18 February 2015

Decide what to map: identify a data set that you’d like to map. Add a post to Tumblr by Friday night that includes the following:

  • A description of the data
  • The source of the data, with a link.
  • Is this data points, shapes, or lines?
  • What geographic information do you need to map this?
  • What do you need to do to combine data with geographic information?

Example:

The Bureau of Labor Statistics publishes annual data on workplace fatalities, by state. I’d like to create a map that shows the fatality rate per working adult, using state by state employment data available from the St Louis Fed. This will be a map of shapes (the outline of each state) so I’ll need to merge a US State shapefile with the fatality rate data.

Or:

The NYC Department of education recently released data on high school sports budgets. I’d like to create a map that shows where schools have substantial budgets. This will be a map of points (the location of each school). The DOE publishes a separate data set that includes lat/lon for each school so I’ll need to merge that data with the sports budgets data using “School Name” as the common field.

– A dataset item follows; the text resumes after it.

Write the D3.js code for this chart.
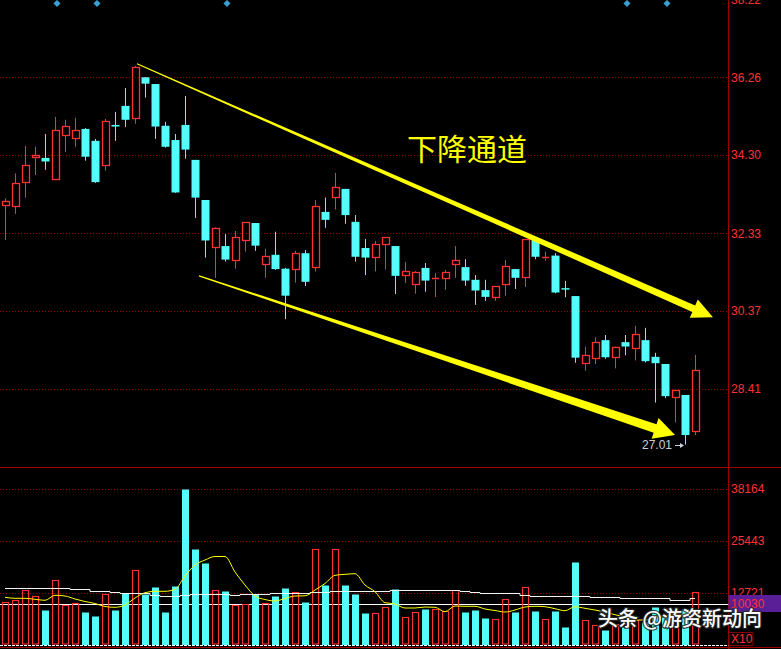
<!DOCTYPE html>
<html><head><meta charset="utf-8">
<script src="https://cdn.jsdelivr.net/npm/d3@7/dist/d3.min.js"></script>
<style>
html,body{margin:0;padding:0;background:#000;overflow:hidden;}
svg{display:block;}
</style></head>
<body><svg id="c" width="781" height="649"></svg>
<script>
// ---- data ----
const open  = [33.05,33.03,33.63,34.25,34.23,33.71,34.80,34.74,34.96,34.66,34.06,35.06,35.54,35.23,36.26,36.09,35.04,34.68,35.06,34.18,
               33.17,31.98,32.01,31.65,32.16,32.59,31.55,31.79,31.44,31.44,31.83,31.49,32.87,33.24,33.45,32.62,31.96,31.73,32.05,32.01,
               31.27,31.05,31.46,31.18,31.20,31.55,31.48,31.16,30.90,30.72,31.05,31.43,31.22,32.16,31.70,31.77,30.95,30.75,29.07,29.20,
               29.64,29.22,29.59,29.44,29.64,29.22,29.04,28.20,28.26,27.36];
const high  = [33.21,33.84,34.53,34.51,34.83,35.26,35.19,35.24,34.98,34.71,35.21,35.39,35.99,36.55,36.26,36.09,35.14,34.83,35.79,34.18,
               33.17,32.48,32.31,32.39,32.61,32.59,31.94,32.37,31.46,31.89,31.91,33.17,33.23,33.85,33.45,32.79,32.19,32.14,32.23,32.01,
               31.61,31.38,31.58,31.33,31.41,32.01,31.68,31.28,31.16,31.00,31.66,31.43,32.18,32.21,31.87,31.83,31.13,30.75,29.47,29.71,
               29.77,29.48,29.77,30.00,29.95,29.32,29.04,28.38,28.26,29.27];
const low   = [32.16,32.82,33.23,33.80,33.93,33.69,34.38,34.51,34.16,33.60,33.91,34.66,35.01,35.09,35.75,34.71,34.49,33.35,34.21,32.72,
               31.72,31.21,31.62,31.44,31.87,31.89,31.21,31.41,30.17,31.09,31.00,31.37,32.47,32.93,32.57,31.62,31.28,31.37,31.42,30.80,
               31.08,30.81,30.86,30.73,30.91,31.21,31.01,30.53,30.63,30.63,30.76,30.93,30.98,31.68,31.64,30.82,30.72,29.07,28.87,29.04,
               29.17,28.93,29.26,29.13,29.08,28.07,28.18,27.57,27.01,27.25];
const close = [33.15,33.59,34.05,34.30,34.14,34.93,35.03,34.93,34.26,33.62,35.16,35.02,35.19,36.52,36.10,35.02,34.51,33.36,34.44,33.23,
               32.15,32.46,31.67,32.23,32.61,32.02,31.77,31.43,30.76,31.83,31.11,33.01,32.67,33.49,32.79,31.74,31.72,32.05,32.23,31.26,
               31.37,31.35,31.14,31.21,31.35,31.66,31.14,30.89,30.73,31.00,31.50,31.21,32.18,31.74,31.74,30.84,30.92,29.20,29.27,29.59,
               29.21,29.48,29.48,29.79,29.11,29.06,28.23,28.38,27.25,28.88];
const volume = [10444,10934,13380,11912,8561,15826,9711,10200,8072,7093,12401,8561,12646,18272,12401,14187,8072,14431,38164,23482,
                20057,13380,13208,9711,9955,12401,10200,11985,13942,12890,10518,23408,14676,23408,14676,12475,7827,7754,9295,13698,
                6849,7998,8806,8732,8316,13380,8072,8561,6604,6360,11252,8145,14187,8316,6360,8316,4476,20375,6115,4892,
                3669,5137,4476,6115,5699,9368,6922,7827,8806,12890];
const maLong = [14016,14016,14016,14016,14016,14016,14016,13624,13624,13135,13135,12890,12646,12646,12646,12157,11912,11912,12157,12475,
                12475,12475,12475,12157,12597,12597,12597,12646,12646,12646,12646,12890,12890,13135,13135,13135,13135,13135,13135,13453,
                13453,13453,13453,13453,13453,13453,13135,12890,12646,12646,12646,12646,12230,11985,11985,11985,11985,11985,11985,11668,
                11668,11668,11423,11423,11423,11423,11423,11007,11007,11423];
const maShort = [11667,11423,11423,11178,10934,12157,11985,11252,10640,10151,9417,9221,9784,11496,12793,13135,13135,13624,16878,19568,
                 20791,21647,21647,17856,14676,11985,11129,10762,11374,11985,12034,13453,15043,17049,17293,17440,14676,13037,10347,10029,
                 9050,9050,9295,9221,8145,9539,9466,9466,8806,8439,8072,8561,9295,9466,9368,8879,8390,9368,8977,8561,
                 8072,7411,6849,6115,6115,6849,7093,7338,7583];
const priceTicks = [38.22, 36.26, 34.30, 32.33, 30.37, 28.41];
const volTicks = [38164, 25443, 12721];
const markVolume = 10030;
const lowLabel = "27.01";
const markerIdx = [5, 9, 22, 62, 66];
const title = "下降通道";
const watermark = "头条 @游资新动向";
// channel arrows: [startIndex, startPrice, tipIndex, tipPrice]
const upperArrow = [13.2, 36.60, 70.8, 30.22];
const lowerArrow = [19.4, 31.26, 67.0, 27.25];

// ---- layout ----
const W = 781, H = 649, AX = 728.5;
const RED = "#ff3232", CYAN = "#54fcfc", GRID = "#8a0000";
const svg = d3.select("#c");
svg.append("rect").attr("width", W).attr("height", H).attr("fill", "#000");

const n = close.length;
const x = d3.scaleLinear().domain([0, n - 1]).range([5, 695]);
const y = d3.scaleLinear().domain([28.41, 36.26]).range([389, 77.3]);
const yv = d3.scaleLinear().domain([0, 38164]).range([645, 489]);

const px = v => Math.round(v) + 0.5;

// gridlines
const g = svg.append("g");
g.selectAll(".pg").data(priceTicks.slice(1)).join("line")
  .attr("x1", 0).attr("x2", AX).attr("y1", d => px(y(d))).attr("y2", d => px(y(d)))
  .attr("stroke", GRID).attr("stroke-dasharray", "1,2");
g.selectAll(".vg").data(volTicks).join("line")
  .attr("x1", 0).attr("x2", AX).attr("y1", d => px(yv(d))).attr("y2", d => px(yv(d)))
  .attr("stroke", GRID).attr("stroke-dasharray", "1,2");

// axis lines
svg.append("line").attr("x1", AX).attr("x2", AX).attr("y1", 0).attr("y2", H).attr("stroke", "#a00000");
svg.append("line").attr("x1", 0).attr("x2", W).attr("y1", 467.5).attr("y2", 467.5).attr("stroke", "#a00000");
svg.append("line").attr("x1", 0).attr("x2", AX).attr("y1", 645.5).attr("y2", 645.5).attr("stroke", "#ffffff").attr("stroke-dasharray","3,1");
svg.append("line").attr("x1", 0).attr("x2", W).attr("y1", 647.5).attr("y2", 647.5).attr("stroke", "#a00000");

// axis labels
const lab = svg.append("g").attr("font-family", "'Liberation Sans', Arial, sans-serif").attr("font-size", 12).attr("fill", RED);
lab.selectAll(".pt").data(priceTicks).join("text")
  .attr("x", 731).attr("y", d => y(d)).attr("dy", "0.36em").text(d => d.toFixed(2));
lab.selectAll(".vt").data(volTicks).join("text")
  .attr("x", 731).attr("y", d => yv(d)).attr("dy", "0.36em").text(d => d);

// markers on top
svg.selectAll(".mk").data(markerIdx).join("rect")
  .attr("x", -2.5).attr("y", -2.5).attr("width", 5).attr("height", 5)
  .attr("fill", "#3aa0d0")
  .attr("transform", d => `translate(${x(d) + 2},3.5) rotate(45)`);

// candles
const cg = svg.append("g");
d3.range(n).forEach(i => {
  const cx = x(i) + 0.5;
  const up = close[i] >= open[i];
  const col = up ? RED : CYAN;
  const yt = y(Math.max(open[i], close[i])), yb = y(Math.min(open[i], close[i]));
  const yh = y(high[i]), yl = y(low[i]);
  if (up) {
    const t = Math.round(yt) + 0.5, b = Math.round(yb) + 0.5;
    cg.append("line").attr("x1", cx).attr("x2", cx).attr("y1", yh).attr("y2", t).attr("stroke", col);
    cg.append("line").attr("x1", cx).attr("x2", cx).attr("y1", b).attr("y2", yl).attr("stroke", col);
    if (b - t < 1.5) {
      cg.append("line").attr("x1", cx - 3.5).attr("x2", cx + 3.5).attr("y1", t).attr("y2", t).attr("stroke", col).attr("stroke-width", 1.5);
    } else {
      cg.append("rect").attr("x", cx - 3).attr("y", t).attr("width", 7).attr("height", b - t)
        .attr("fill", "none").attr("stroke", col).attr("stroke-width", 1.3);
    }
  } else {
    cg.append("line").attr("x1", cx).attr("x2", cx).attr("y1", yh).attr("y2", yl).attr("stroke", col);
    const hgt = Math.max(1.5, yb - yt);
    cg.append("rect").attr("x", cx - 4).attr("y", yt).attr("width", 8).attr("height", hgt).attr("fill", col);
  }
});

// volume: mark line
svg.append("line").attr("x1", 0).attr("x2", AX).attr("y1", px(yv(markVolume))).attr("y2", px(yv(markVolume)))
  .attr("stroke", "#ffffff");

const vg = svg.append("g");
d3.range(n).forEach(i => {
  const cx = x(i) + 0.5;
  const up = close[i] >= open[i];
  const top = Math.round(yv(volume[i])) + 0.5;
  if (up) {
    vg.append("rect").attr("x", cx - 3).attr("y", top).attr("width", 6).attr("height", 644 - top)
      .attr("fill", "none").attr("stroke", RED).attr("stroke-width", 1.1);
  } else {
    vg.append("rect").attr("x", cx - 3.5).attr("y", top).attr("width", 7).attr("height", 645 - top).attr("fill", CYAN);
  }
});

// MA lines
svg.append("path").datum(maLong)
  .attr("d", d3.line().x((d, i) => x(i)).y(d => px(yv(d))).curve(d3.curveStep))
  .attr("fill", "none").attr("stroke", "#f4f4f4").attr("stroke-width", 1);
svg.append("path").datum(maShort)
  .attr("d", d3.line().x((d, i) => x(i)).y(d => yv(d)).curve(d3.curveMonotoneX))
  .attr("fill", "none").attr("stroke", "#ffff00").attr("stroke-width", 1);

// volume mark label box
svg.append("rect").attr("x", AX).attr("y", 595).attr("width", W - AX).attr("height", 17).attr("fill", "#5a1e96");
svg.append("text").attr("x", 731).attr("y", yv(markVolume)).attr("dy", "0.36em")
  .attr("font-family", "'Liberation Sans', Arial, sans-serif").attr("font-size", 12).attr("fill", RED).text(markVolume);
svg.append("rect").attr("x", AX + 0.5).attr("y", 632.5).attr("width", 24).attr("height", 13)
  .attr("fill", "none").attr("stroke", "#800000");
svg.append("text").attr("x", 731).attr("y", 639).attr("dy", "0.36em")
  .attr("font-family", "'Liberation Sans', Arial, sans-serif").attr("font-size", 12).attr("fill", RED).text("X10");

// channel arrows
function arrow(a, w0, w1, hl, hw) {
  const x0 = x(a[0]), y0 = y(a[1]), x1 = x(a[2]), y1 = y(a[3]);
  const dx = x1 - x0, dy = y1 - y0, L = Math.hypot(dx, dy);
  const ux = dx / L, uy = dy / L, nx = -uy, ny = ux;
  const bx = x1 - ux * hl, by = y1 - uy * hl;
  const pts = [
    [x0 + nx * w0 / 2, y0 + ny * w0 / 2],
    [bx + nx * w1 / 2, by + ny * w1 / 2],
    [bx + nx * hw, by + ny * hw],
    [x1, y1],
    [bx - nx * hw, by - ny * hw],
    [bx - nx * w1 / 2, by - ny * w1 / 2],
    [x0 - nx * w0 / 2, y0 - ny * w0 / 2]
  ];
  svg.append("polygon").attr("points", pts.map(p => p.join(",")).join(" ")).attr("fill", "#ffff00");
}
arrow(upperArrow, 1, 7, 21, 10);
arrow(lowerArrow, 1.2, 9, 21, 11);

// title
svg.append("text").attr("x", 407).attr("y", 160)
  .attr("font-family", "'Noto Sans CJK SC', sans-serif").attr("font-size", 30).attr("fill", "#ffff00")
  .text(title);

// low label
const lx = x(68), ly = y(27.01);
svg.append("text").attr("x", lx - 13).attr("y", ly).attr("dy", "0.36em").attr("text-anchor", "end")
  .attr("font-family", "'Liberation Sans', Arial, sans-serif").attr("font-size", 12).attr("fill", "#c8d0dc").text(lowLabel);
svg.append("line").attr("x1", lx - 10).attr("x2", lx - 2).attr("y1", Math.round(ly) + 0.5).attr("y2", Math.round(ly) + 0.5).attr("stroke", "#c8d0dc");
svg.append("path").attr("d", `M${lx - 1},${Math.round(ly) + 0.5} l-4,-2.5 l0,5 z`).attr("fill", "#c8d0dc");

// watermark
svg.append("text").attr("x", 598).attr("y", 626)
  .attr("font-family", "'Noto Sans CJK SC', sans-serif").attr("font-size", 20).attr("font-weight", 500).attr("fill", "#ffffff")
  .attr("stroke", "rgba(40,40,40,0.85)").attr("stroke-width", 2.5).attr("paint-order", "stroke")
  .text(watermark);
</script></body></html>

Tag that post “map assignment”

Make another map: Once you’ve written up your Tumblr post, take a stab at actually making the map.

Your map is due Tuesday at 3PM. Use the “Share” link to get a URL for your map and add it to the class assignments document.

Storyboard

With your partner, add a storyboard.md document to your existing pitch gist. Use that to start a very rough draft of your community profile. I haven’t given you a lot of examples, but one way to think about this might be, What would the wikipedia article about this community look like? Take a look at the Wikipedia entry on Bushwick for instance. It goes on far (far) longer than you need to, but the tone is about right. There’s a lot of baggage in choosing to lead with “Bushwick is a rapidly gentrifying…neighborhood” – but you know this community, you can decide what to start with.

Start to scope out a draft. Describe the parts you already know and the parts you’re struggling with. Start to put some images in place, or stick some placeholders in.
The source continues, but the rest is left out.